Mais, quand on pousse un peu plus loin la réflexion, on se rend compte que Salif n’a fait que couper l’herbe sous les pieds de Roch. Politiquement parlant. Si tant est qu’il pouvait et a pu faire de Roch le président du Faso, pourquoi donc ne s’est-il pas fait, lui-même, président du Faso ? Salif, en vérité est conscient de ses limites à ce niveau-là. Il sait que s’il s’était lui-même présenté, les Burkinabè ne l’auraient pas élu. En politique, on appelle cela de la realpolitik. Il sait mettre l’homme qu’il faut à la place qu’il faut. C’est ce qu’il a fait. Quitte à faire semblant de jouer les seconds rôles. Pour ceux qui ne l’ont pas remarqué, tous les " grands " qui vont à Kosyam rendre visite à Roch pour une raison ou pour une autre, se rendent ensuite à l’hôtel des députés qui fait office d’Assemblée nationale pour la même chose. Bref.
En outre, quand on observe bien les résultats de la présidentielle et des législatives, on se rend bien compte que les Burkinabè ont plutôt porté leur choix sur un homme, Roch Marc Christian Kaboré qui a obtenu un peu plus de 1,669 million de voix. Par contre, aux législatives qui étaient couplées avec la même présidentielle, le Mouvement du peuple pour le progrès (MPP) dont le maître à penser et l’un des géniteurs est Salif Diallo, n’a obtenu que 1,096 million de voix. Partant de cette légitimité qui a été accordée à Roch Marc Christian Kaboré, on peut dire qu’il est le vrai chef de l’Etat et devait pouvoir travailler en tant que tel. C’est ce qui a été décidé dans les urnes.
A côté de ces deux poids lourds au sens propre comme au figuré qui dirigent les deux principaux pouvoirs (le législatif et l’exécutif), il y a le pouvoir judiciaire qui veut qu’on lui accorde tous ses pleins pouvoirs afin de lui permettre à son tour de travailler. Mais quand on sait que les positions d’un pouvoir judiciaire, même indépendant, ne peuvent que s’inscrire dans la politique globale du pouvoir en place, on se rend vite compte que chacun voudrait, d’une manière ou d’une autre, le contrôler. Faut-il donc comprendre que la récente grève, suspendue, des magistrats n’est pas anodine ?

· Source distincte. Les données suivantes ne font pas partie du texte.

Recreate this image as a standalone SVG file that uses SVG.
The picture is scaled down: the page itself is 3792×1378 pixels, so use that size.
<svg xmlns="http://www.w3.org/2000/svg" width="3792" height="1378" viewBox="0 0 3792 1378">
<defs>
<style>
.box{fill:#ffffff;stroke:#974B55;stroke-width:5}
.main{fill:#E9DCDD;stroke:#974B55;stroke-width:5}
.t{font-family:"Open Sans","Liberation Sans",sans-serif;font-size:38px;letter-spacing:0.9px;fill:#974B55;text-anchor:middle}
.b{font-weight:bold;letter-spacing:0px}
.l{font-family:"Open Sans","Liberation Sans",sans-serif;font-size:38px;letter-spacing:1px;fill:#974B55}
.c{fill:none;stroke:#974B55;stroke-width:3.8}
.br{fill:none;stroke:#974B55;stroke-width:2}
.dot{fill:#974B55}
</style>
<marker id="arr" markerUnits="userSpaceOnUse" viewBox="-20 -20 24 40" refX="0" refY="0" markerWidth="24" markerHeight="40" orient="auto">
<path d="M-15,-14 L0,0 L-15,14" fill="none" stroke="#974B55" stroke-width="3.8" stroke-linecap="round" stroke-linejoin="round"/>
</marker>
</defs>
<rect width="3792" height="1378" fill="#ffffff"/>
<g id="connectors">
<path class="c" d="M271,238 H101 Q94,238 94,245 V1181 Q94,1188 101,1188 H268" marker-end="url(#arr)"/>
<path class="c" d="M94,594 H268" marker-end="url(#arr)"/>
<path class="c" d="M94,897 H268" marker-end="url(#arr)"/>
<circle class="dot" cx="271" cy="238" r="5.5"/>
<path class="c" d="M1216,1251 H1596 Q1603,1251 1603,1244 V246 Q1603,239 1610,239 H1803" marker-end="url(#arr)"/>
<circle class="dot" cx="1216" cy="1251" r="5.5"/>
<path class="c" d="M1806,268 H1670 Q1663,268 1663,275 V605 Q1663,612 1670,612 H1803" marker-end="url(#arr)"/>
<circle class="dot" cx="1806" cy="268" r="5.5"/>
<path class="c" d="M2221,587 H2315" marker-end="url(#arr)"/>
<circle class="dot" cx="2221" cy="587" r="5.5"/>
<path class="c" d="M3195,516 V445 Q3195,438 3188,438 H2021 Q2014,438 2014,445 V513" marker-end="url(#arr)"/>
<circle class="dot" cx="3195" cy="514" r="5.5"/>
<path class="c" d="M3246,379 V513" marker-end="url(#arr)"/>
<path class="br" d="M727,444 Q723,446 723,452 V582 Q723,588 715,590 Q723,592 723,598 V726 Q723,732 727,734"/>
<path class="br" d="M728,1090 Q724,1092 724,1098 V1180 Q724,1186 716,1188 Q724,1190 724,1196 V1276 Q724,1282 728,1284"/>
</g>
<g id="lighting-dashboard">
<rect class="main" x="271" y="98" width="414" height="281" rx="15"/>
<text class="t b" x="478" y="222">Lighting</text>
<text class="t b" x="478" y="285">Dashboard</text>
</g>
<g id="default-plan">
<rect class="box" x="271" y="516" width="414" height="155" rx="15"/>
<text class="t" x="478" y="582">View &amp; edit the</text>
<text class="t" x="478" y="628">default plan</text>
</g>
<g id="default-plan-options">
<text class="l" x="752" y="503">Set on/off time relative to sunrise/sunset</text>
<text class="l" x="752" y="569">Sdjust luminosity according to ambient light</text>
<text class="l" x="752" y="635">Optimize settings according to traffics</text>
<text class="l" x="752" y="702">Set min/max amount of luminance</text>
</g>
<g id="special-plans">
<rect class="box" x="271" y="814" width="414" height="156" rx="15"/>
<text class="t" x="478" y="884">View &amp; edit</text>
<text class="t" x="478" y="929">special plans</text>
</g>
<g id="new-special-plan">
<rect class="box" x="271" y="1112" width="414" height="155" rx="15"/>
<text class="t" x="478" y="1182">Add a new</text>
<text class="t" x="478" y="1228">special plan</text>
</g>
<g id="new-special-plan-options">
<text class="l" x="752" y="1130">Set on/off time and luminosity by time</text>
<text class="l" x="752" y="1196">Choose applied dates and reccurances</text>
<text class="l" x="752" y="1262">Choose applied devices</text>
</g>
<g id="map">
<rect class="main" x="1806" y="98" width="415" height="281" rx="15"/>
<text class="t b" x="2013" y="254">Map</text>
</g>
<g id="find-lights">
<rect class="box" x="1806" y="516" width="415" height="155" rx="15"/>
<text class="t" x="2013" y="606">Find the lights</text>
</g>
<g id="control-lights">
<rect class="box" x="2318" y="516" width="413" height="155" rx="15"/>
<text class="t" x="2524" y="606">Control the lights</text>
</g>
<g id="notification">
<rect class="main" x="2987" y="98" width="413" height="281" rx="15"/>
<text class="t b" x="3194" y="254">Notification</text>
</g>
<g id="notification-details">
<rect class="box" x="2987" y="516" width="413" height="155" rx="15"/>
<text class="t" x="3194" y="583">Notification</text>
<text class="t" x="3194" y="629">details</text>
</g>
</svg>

Attention ! Le troisième poids lourd qui est Simon Compaoré, a son mot à dire dans tout cela. De quel côté se positionne-t-il ? Sans doute dans le global, dira-t-on. Mais, en tant que seul ministre d’Etat, du reste chargé de l’Administration du territoire, de la Décentralisation et de la Sécurité intérieure, il ne peut que s’inscrire dans la collégialité gouvernementale. Pour l’instant. Idem pour tous ces cadres et autres militants qui rongent leurs freins.